### PROBLEM DETAILS
Reproduce, character for character, the lines below from the first through the one with "const FONT = 'Lato'". Leave pictures out.

[BEGIN COLLECTED MATERIAL]

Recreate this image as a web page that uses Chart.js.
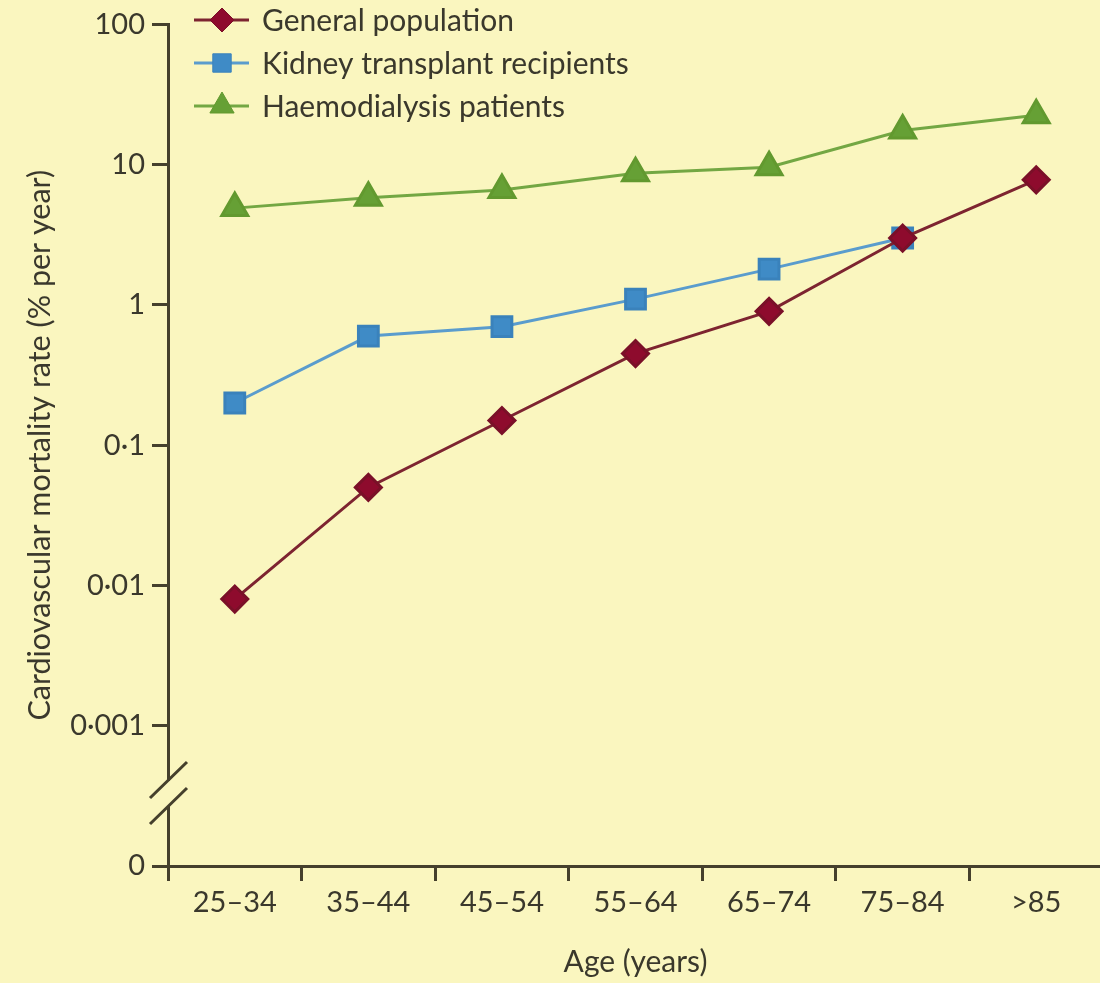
<!DOCTYPE html>
<html>
<head>
<meta charset="utf-8">
<script src="https://cdn.jsdelivr.net/npm/chart.js@4"></script>
<style>
    html, body { margin: 0; padding: 0; background: #faf6bf; overflow: hidden; }
    #wrap { width: 1121px; height: 983px; }
</style>
</head>
<body>
<div id="wrap"><canvas id="popChart" width="1121" height="983"></canvas></div>
<script>
// age groups on x axis
let ageGroups = ['25–34', '35–44', '45–54', '55–64', '65–74', '75–84', '>85']

// % per year (log scale)
let generalPop = [0.008, 0.05, 0.15, 0.45, 0.9, 3.0, 7.8]
let kidneyTx = [0.2, 0.6, 0.7, 1.1, 1.8, 3.0, null]
let haemodialysis = [4.9, 5.8, 6.6, 8.7, 9.6, 17.5, 22.5]

// y ticks, the lowest one stands for "0" below the axis break
let yTickValues = [0.0001, 0.001, 0.01, 0.1, 1, 10, 100]
let yTickLabels = ['0', '0·001', '0·01', '0·1', '1', '10', '100']

let seriesNames = ['General population', 'Kidney transplant recipients', 'Haemodialysis patients']

const BG = '#faf6bf'
const AXIS = '#45402c'
const TEXT = '#3a382c'
const FONT = 'Lato'

let datasets = [
    {
        label: seriesNames[0],
        data: generalPop,
        borderColor: '#7d2430',
        backgroundColor: '#8e0b2d',
        pointBorderColor: '#7a1028',
        pointStyle: 'rectRot',
        pointRadius: 13,
        borderWidth: 3
    },
    {
        label: seriesNames[1],
        data: kidneyTx,
        borderColor: '#5a9ccd',
        backgroundColor: '#3f8bc6',
        pointBorderColor: '#3a82bb',
        pointStyle: 'rect',
        pointRadius: 14,
        borderWidth: 3
    },
    {
        label: seriesNames[2],
        data: haemodialysis,
        borderColor: '#73a743',
        backgroundColor: '#66a035',
        pointBorderColor: '#62992f',
        pointStyle: 'triangle',
        pointRadius: 15,
        borderWidth: 3
    }
]

// legend with line + marker, drawn top left inside plot
const lineLegend = {
    id: 'lineLegend',
    afterDraw(chart) {
        let ctx = chart.ctx
        let rows = [20, 63, 106]
        ctx.save()
        for (let i in chart.data.datasets) {
            let ds = chart.data.datasets[i]
            let y = rows[i]
            ctx.strokeStyle = ds.borderColor
            ctx.lineWidth = 3
            ctx.beginPath()
            ctx.moveTo(194, y)
            ctx.lineTo(249, y)
            ctx.stroke()
            ctx.fillStyle = ds.backgroundColor
            ctx.strokeStyle = ds.pointBorderColor
            ctx.lineWidth = 1
            Chart.helpers.drawPoint(ctx, {
                pointStyle: ds.pointStyle,
                radius: ds.pointRadius - 1,
                rotation: 0,
                borderWidth: 1
            }, 222, y)
            ctx.fillStyle = TEXT
            ctx.font = '30px ' + FONT
            ctx.textAlign = 'left'
            ctx.textBaseline = 'middle'
            ctx.fillText(ds.label, 262, y + 1)
        }
        ctx.restore()
    }
}

// axis break marks between 0 and 0.001
const axisBreak = {
    id: 'axisBreak',
    afterDraw(chart) {
        let ctx = chart.ctx
        let x = chart.chartArea.left
        ctx.save()
        ctx.fillStyle = BG
        ctx.fillRect(x - 3, 781, 6, 25)
        ctx.strokeStyle = AXIS
        ctx.lineWidth = 3
        ctx.beginPath()
        ctx.moveTo(x - 18, 798)
        ctx.lineTo(x + 19, 762)
        ctx.moveTo(x - 18, 824)
        ctx.lineTo(x + 19, 788)
        ctx.stroke()
        ctx.restore()
    }
}

const bgPlugin = {
    id: 'bgPlugin',
    beforeDraw(chart) {
        let ctx = chart.ctx
        ctx.save()
        ctx.fillStyle = BG
        ctx.fillRect(0, 0, chart.width, chart.height)
        ctx.restore()
    }
}

const config = {
    type: 'line',
    data: {
        labels: ageGroups,
        datasets: datasets
    },
    options: {
        responsive: false,
        animation: false,
        spanGaps: false,
        layout: {
            padding: {top: 24, right: 0, bottom: 0, left: 0}
        },
        plugins: {
            legend: {display: false},
            tooltip: {enabled: false}
        },
        elements: {
            line: {tension: 0},
            point: {borderWidth: 1}
        },
        scales: {
            x: {
                type: 'category',
                offset: true,
                grid: {
                    offset: true,
                    drawOnChartArea: false,
                    drawTicks: true,
                    tickLength: 15,
                    tickWidth: 3,
                    tickColor: AXIS
                },
                border: {display: true, color: AXIS, width: 3},
                ticks: {
                    color: TEXT,
                    font: {family: FONT, size: 29},
                    padding: 4,
                    maxRotation: 0
                },
                title: {
                    display: true,
                    text: 'Age (years)',
                    color: TEXT,
                    font: {family: FONT, size: 30},
                    padding: {top: 0, bottom: 3}
                },
                afterFit(scale) {
                    scale.height = 117
                }
            },
            y: {
                type: 'logarithmic',
                min: 0.0001,
                max: 100,
                grid: {
                    drawOnChartArea: false,
                    drawTicks: true,
                    tickLength: 16,
                    tickWidth: 3,
                    tickColor: AXIS
                },
                border: {display: true, color: AXIS, width: 3},
                afterBuildTicks(scale) {
                    scale.ticks = yTickValues.map(v => ({value: v, major: true}))
                },
                ticks: {
                    color: TEXT,
                    font: {family: FONT, size: 29},
                    padding: 7,
                    callback: (value, index) => yTickLabels[index]
                },
                title: {
                    display: true,
                    text: 'Cardiovascular mortality rate (% per year)',
                    color: TEXT,
                    font: {family: FONT, size: 30.5},
                    padding: {top: 22, bottom: 0}
                },
                afterFit(scale) {
                    scale.width = 168
                }
            }
        }
    },
    plugins: [bgPlugin, axisBreak, lineLegend]
}

let popCanvas = document.getElementById('popChart').getContext('2d')
let lineChart = new Chart(popCanvas, config)
</script>
</body>
</html>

[END COLLECTED MATERIAL]

### EXPECTED ANSWER
Recreate this image as a web page that uses Chart.js.
<!DOCTYPE html>
<html>
<head>
<meta charset="utf-8">
<script src="https://cdn.jsdelivr.net/npm/chart.js@4"></script>
<style>
    html, body { margin: 0; padding: 0; background: #faf6bf; overflow: hidden; }
    #wrap { width: 1121px; height: 983px; }
</style>
</head>
<body>
<div id="wrap"><canvas id="popChart" width="1121" height="983"></canvas></div>
<script>
// age groups on x axis
let ageGroups = ['25–34', '35–44', '45–54', '55–64', '65–74', '75–84', '>85']

// % per year (log scale)
let generalPop = [0.008, 0.05, 0.15, 0.45, 0.9, 3.0, 7.8]
let kidneyTx = [0.2, 0.6, 0.7, 1.1, 1.8, 3.0, null]
let haemodialysis = [4.9, 5.8, 6.6, 8.7, 9.6, 17.5, 22.5]

// y ticks, the lowest one stands for "0" below the axis break
let yTickValues = [0.0001, 0.001, 0.01, 0.1, 1, 10, 100]
let yTickLabels = ['0', '0·001', '0·01', '0·1', '1', '10', '100']

let seriesNames = ['General population', 'Kidney transplant recipients', 'Haemodialysis patients']

const BG = '#faf6bf'
const AXIS = '#45402c'
const TEXT = '#3a382c'
const FONT = 'Lato'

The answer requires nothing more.